Very short days have arrived in Edinburgh. For the next two weeks they will be the shortest of the year, and night time will arrive in the afternoon. Even if I manage to get out during the day, the low sun means I’ll have to make an effort to walk towards a wide-open space, or to a height, like Calton Hill, where I can reach the low sun, and where it can reach me. Today, we’ll have just seven hours of daylight. Sunrise: 08:29; Sunset: 15:39. And if I can’t make it outdoors between those times – and I suppose there are many working people who can’t – then it is a long time to be stuck in the house of an evening, pacing the cage. Bruce Cockburn must have written his song in winter, the one that goes:
“Sometimes you feel like you have lived too long
Days drip slowly on the page
You catch yourself pacing the cage.”
Maybe I should walk in the dark. Dickens undertook his famous nocturnal peregrinations through the less salubrious parts of London city at night. He wrote a book about it. Called ‘Night Walks’, it chronicles his time as an insomniac, when he decided to cure himself by walking through London in the small hours – hardly a cure, more of a management strategy. This is when he saw – up close and under darkness – homelessness, drunkenness and vice on the streets, subjects and manifestations of the human condition that were to form the backbone of his literature. Pacing the streets turned out to be his inspiration.

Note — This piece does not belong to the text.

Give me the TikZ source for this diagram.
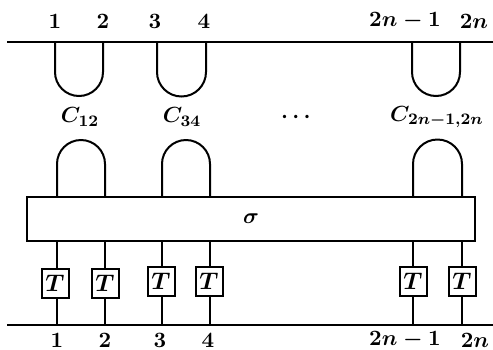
\documentclass[tikz,border=0pt]{standalone}
\usepackage{amsmath}
\tikzset{
  lab/.style={font=\fontsize{11}{13}\selectfont\boldmath, inner sep=0pt},
  wire/.style={line width=1pt},
  tbox/.style={draw, line width=1pt, fill=white, minimum width=13.5pt, minimum height=14.5pt, inner sep=0pt, font=\fontsize{11.5}{13}\selectfont\boldmath},
  sigbox/.style={draw, line width=1pt, minimum width=224pt, minimum height=22pt, inner sep=0pt, font=\fontsize{11}{13}\selectfont\boldmath}
}
\begin{document}
\begin{tikzpicture}[x=0.5pt,y=-0.5pt]
\useasboundingbox (0,0) rectangle (493,349);
% lines
\coordinate (tl) at (7,42); \coordinate (tr) at (493,42);
\coordinate (bl) at (7,325); \coordinate (br) at (493,325);
\draw[wire] (tl) -- (tr);
\draw[wire] (bl) -- (br);
% top labels
\node[lab] (t1) at (55,21) {$1$};
\node[lab] (t2) at (103,21) {$2$};
\node[lab] (t3) at (155,21) {$3$};
\node[lab] (t4) at (204,21) {$4$};
\node[lab] (t5) at (405,21) {$2n-1$};
\node[lab] (t6) at (474,21) {$2n$};
% cups
\coordinate (c1) at (55,42); \coordinate (c2) at (103,42);
\coordinate (c3) at (157,42); \coordinate (c4) at (206,42);
\coordinate (c5) at (412,42); \coordinate (c6) at (460,42);
\draw[wire] (c1) -- ++(0,30) arc (180:0:24) -- (c2);
\draw[wire] (c3) -- ++(0,30) arc (180:0:24.5) -- (c4);
\draw[wire] (c5) -- ++(0,30) arc (180:0:24) -- (c6);
% C labels
\node[lab] (C12) at (80,117) {$C_{12}$};
\node[lab] (C34) at (182,117) {$C_{34}$};
\node[lab] (dots) at (298,117) {$\cdots$};
\node[lab] (Cn) at (437,117) {$C_{2n-1,2n}$};
% sigma box
\node[sigbox] (sig) at (251,219) {$\sigma$};
% wire coords
\coordinate (w1) at (57,0); \coordinate (w2) at (105,0);
\coordinate (w3) at (162,0); \coordinate (w4) at (210,0);
\coordinate (w5) at (413,0); \coordinate (w6) at (462,0);
% caps
\draw[wire] (sig.north -| w1) -- ++(0,-32) arc (180:360:24) -- (sig.north -| w2);
\draw[wire] (sig.north -| w3) -- ++(0,-32) arc (180:360:24) -- (sig.north -| w4);
\draw[wire] (sig.north -| w5) -- ++(0,-32) arc (180:360:24.5) -- (sig.north -| w6);
% T boxes
\node[tbox] (T1) at (55,283) {$T$};
\node[tbox] (T2) at (105,283) {$T$};
\node[tbox] (T3) at (161,281) {$T$};
\node[tbox] (T4) at (209,281) {$T$};
\node[tbox] (T5) at (413,281) {$T$};
\node[tbox] (T6) at (462,281) {$T$};
\foreach \i in {1,...,6} {
  \draw[wire] (sig.south -| w\i) -- (T\i.north -| w\i);
  \draw[wire] (T\i.south -| w\i) -- (bl -| w\i);
}
% bottom labels
\node[lab] (b1) at (57,340) {$1$};
\node[lab] (b2) at (105,340) {$2$};
\node[lab] (b3) at (160,340) {$3$};
\node[lab] (b4) at (208,340) {$4$};
\node[lab] (b5) at (405,340) {$2n-1$};
\node[lab] (b6) at (475,340) {$2n$};
\end{tikzpicture}
\end{document}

Pacing the cage is the last thing I want to be doing. Yet, neither does pacing the streets, in the manner of Dickens, appeal to me much. Not in this cold. Being so close to Christmas, though, Edinburgh is especially pretty under darkness. Dressed for the season, a cloak of decoration takes ones eye away from the Dickensian homelessness that’s still prevalent on our city’s streets today. Yes, on these December nights, Edinburgh is wearing her best sparkling jewellery. The old buildings are adorned; draped with glistening strings of pearls, pillars wrapped with garlands and studded with festive wreaths, reminding one of a wealthy dowager coming down for dinner in some Agatha Christie Christmas special. This evening I might brave the Christmas shoppers and take a walk after dark, joining those determined to break free from pacing the cage.